**** Data lines ****

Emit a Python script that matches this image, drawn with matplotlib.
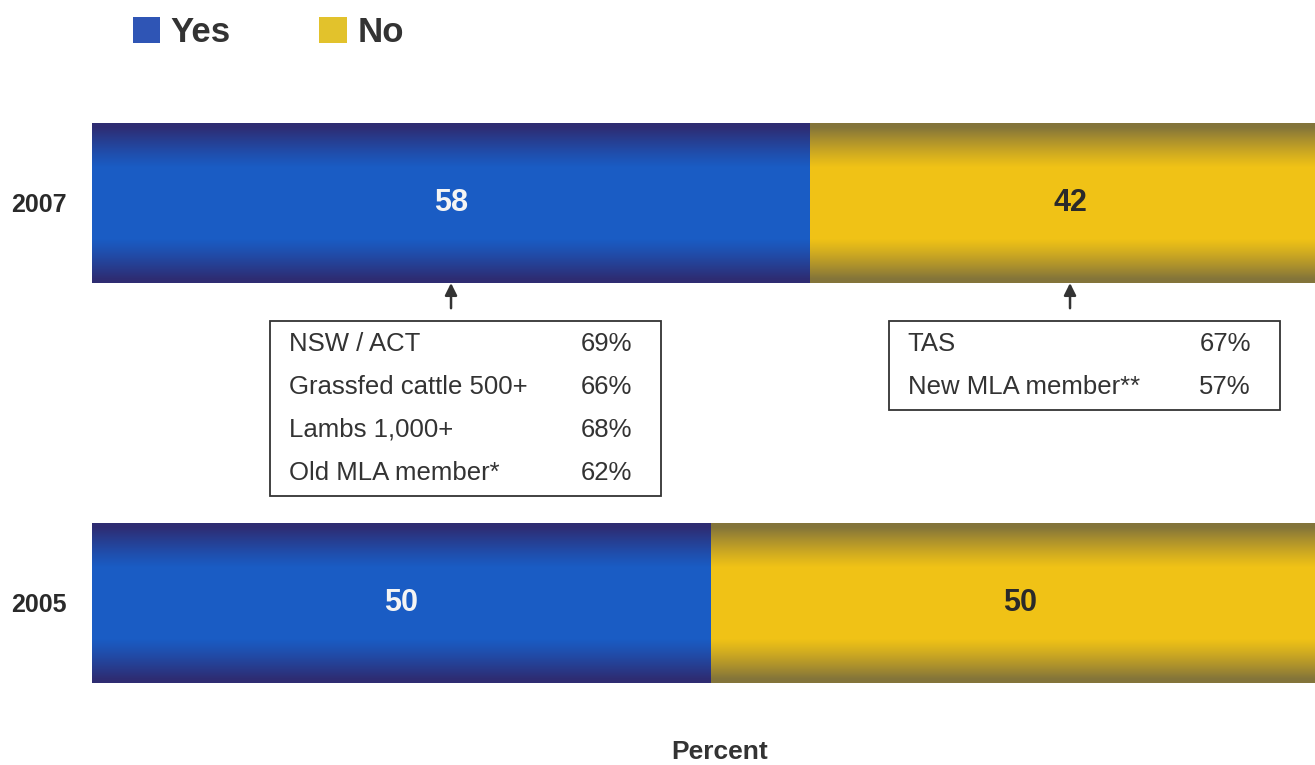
import numpy as np
import matplotlib
matplotlib.use("Agg")
import matplotlib.pyplot as plt
from matplotlib.patches import Rectangle
from matplotlib.colors import to_rgb

plt.rcParams['font.family'] = ['Liberation Sans', 'DejaVu Sans']

# data
years = ['2005', '2007']
yes = [50, 58]
no = [50, 42]

# sub-group call-outs for 2007
yes_notes = ['NSW / ACT', 'Grassfed cattle 500+', 'Lambs 1,000+', 'Old MLA member*']
yes_notes_pct = [69, 66, 68, 62]
no_notes = ['TAS', 'New MLA member**']
no_notes_pct = [67, 57]

blue_edge, blue_mid = '#2e2c72', '#1a5cc4'
gold_edge, gold_mid = '#83743a', '#f0c216'

fig = plt.figure(figsize=(13.15, 7.65), dpi=100)
# axis runs a bit past the right edge of the picture (100% is cropped)
ax = fig.add_axes([92 / 1315, 42 / 765, 1238 / 1315, 640 / 765])

ypos = np.arange(len(years))
b_yes = ax.barh(ypos, yes, height=0.4, color='#2f55b5', label='Yes', zorder=2)
b_no = ax.barh(ypos, no, left=yes, height=0.4, color='#e2c22c', label='No', zorder=2)


def shade(bar, c_edge, c_mid):
    # vertical gradient: dark edges, bright middle
    x0, y0 = bar.get_x(), bar.get_y()
    w, h = bar.get_width(), bar.get_height()
    t = np.linspace(0, 1, 160)
    prof = np.clip(np.sin(np.pi * t) * 1.45 - 0.1, 0, 1)
    e, m = np.array(to_rgb(c_edge)), np.array(to_rgb(c_mid))
    cols = e[None, :] * (1 - prof[:, None]) + m[None, :] * prof[:, None]
    img = np.repeat(cols[:, None, :], 4, axis=1)
    im = ax.imshow(img, extent=[x0, x0 + w, y0, y0 + h], interpolation='nearest',
                   aspect='auto', origin='lower', zorder=2.5)
    im.set_clip_path(bar)


for bar in b_yes:
    shade(bar, blue_edge, blue_mid)
for bar in b_no:
    shade(bar, gold_edge, gold_mid)

for i in range(len(years)):
    ax.text(yes[i] / 2, ypos[i], str(yes[i]), ha='center', va='center',
            color='#f4f4f4', fontsize=22, fontweight='bold', zorder=4)
    ax.text(yes[i] + no[i] / 2, ypos[i], str(no[i]), ha='center', va='center',
            color='#2a2a2a', fontsize=22, fontweight='bold', zorder=4)


def callout(cx, labels, pcts):
    top = 0.705
    row = 0.1075
    bottom = top - row * len(labels) - 0.008
    left, right = cx - 14.6, cx + 17
    ax.add_patch(Rectangle((left, bottom), right - left, top - bottom,
                           fill=False, edgecolor='#333333', lw=1.3, zorder=3))
    ax.annotate('', xy=(cx, 0.8), xytext=(cx, 0.737),
                arrowprops=dict(arrowstyle='-|>', color='#333333', lw=1.8,
                                mutation_scale=18, shrinkA=0, shrinkB=0))
    for k, (lab, p) in enumerate(zip(labels, pcts)):
        yy = top - 0.057 - k * row
        ax.text(left + 1.5, yy, lab, ha='left', va='center', fontsize=18.5, color='#333333')
        ax.text(right - 2.4, yy, f'{p}%', ha='right', va='center', fontsize=18.5, color='#333333')


callout(yes[1] / 2, yes_notes, yes_notes_pct)
callout(yes[1] + no[1] / 2, no_notes, no_notes_pct)

ax.set_xlim(0, 100)
ax.set_ylim(-0.3, 1.3)
ax.set_yticks(ypos)
ax.set_yticklabels(years, fontsize=18, fontweight='bold', color='#2a2a2a')
ax.tick_params(axis='y', length=0, pad=18)
ax.set_xticks([])
for s in ax.spines.values():
    s.set_visible(False)

fig.text(720 / 1315, 1 - 752 / 765, 'Percent', ha='center', va='center',
         fontsize=19, fontweight='bold', color='#333333')

leg = fig.legend(handles=[b_yes, b_no], loc='upper left', bbox_to_anchor=(0.085, 1.006),
                 ncol=2, frameon=False, fontsize=25, handlelength=0.8, handleheight=0.8,
                 handletextpad=0.3, columnspacing=2.55, borderpad=0.1)
for t in leg.get_texts():
    t.set_fontweight('bold')
    t.set_color('#333333')

fig.savefig('out.png', dpi=100)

****

Leave out any pictures, please, and quote only the lines from the top of the data through the line that contains "color='#e2c22c', label='No', zorder=2)".

## Result:
Emit a Python script that matches this image, drawn with matplotlib.
import numpy as np
import matplotlib
matplotlib.use("Agg")
import matplotlib.pyplot as plt
from matplotlib.patches import Rectangle
from matplotlib.colors import to_rgb

plt.rcParams['font.family'] = ['Liberation Sans', 'DejaVu Sans']

# data
years = ['2005', '2007']
yes = [50, 58]
no = [50, 42]

# sub-group call-outs for 2007
yes_notes = ['NSW / ACT', 'Grassfed cattle 500+', 'Lambs 1,000+', 'Old MLA member*']
yes_notes_pct = [69, 66, 68, 62]
no_notes = ['TAS', 'New MLA member**']
no_notes_pct = [67, 57]

blue_edge, blue_mid = '#2e2c72', '#1a5cc4'
gold_edge, gold_mid = '#83743a', '#f0c216'

fig = plt.figure(figsize=(13.15, 7.65), dpi=100)
# axis runs a bit past the right edge of the picture (100% is cropped)
ax = fig.add_axes([92 / 1315, 42 / 765, 1238 / 1315, 640 / 765])

ypos = np.arange(len(years))
b_yes = ax.barh(ypos, yes, height=0.4, color='#2f55b5', label='Yes', zorder=2)
b_no = ax.barh(ypos, no, left=yes, height=0.4, color='#e2c22c', label='No', zorder=2)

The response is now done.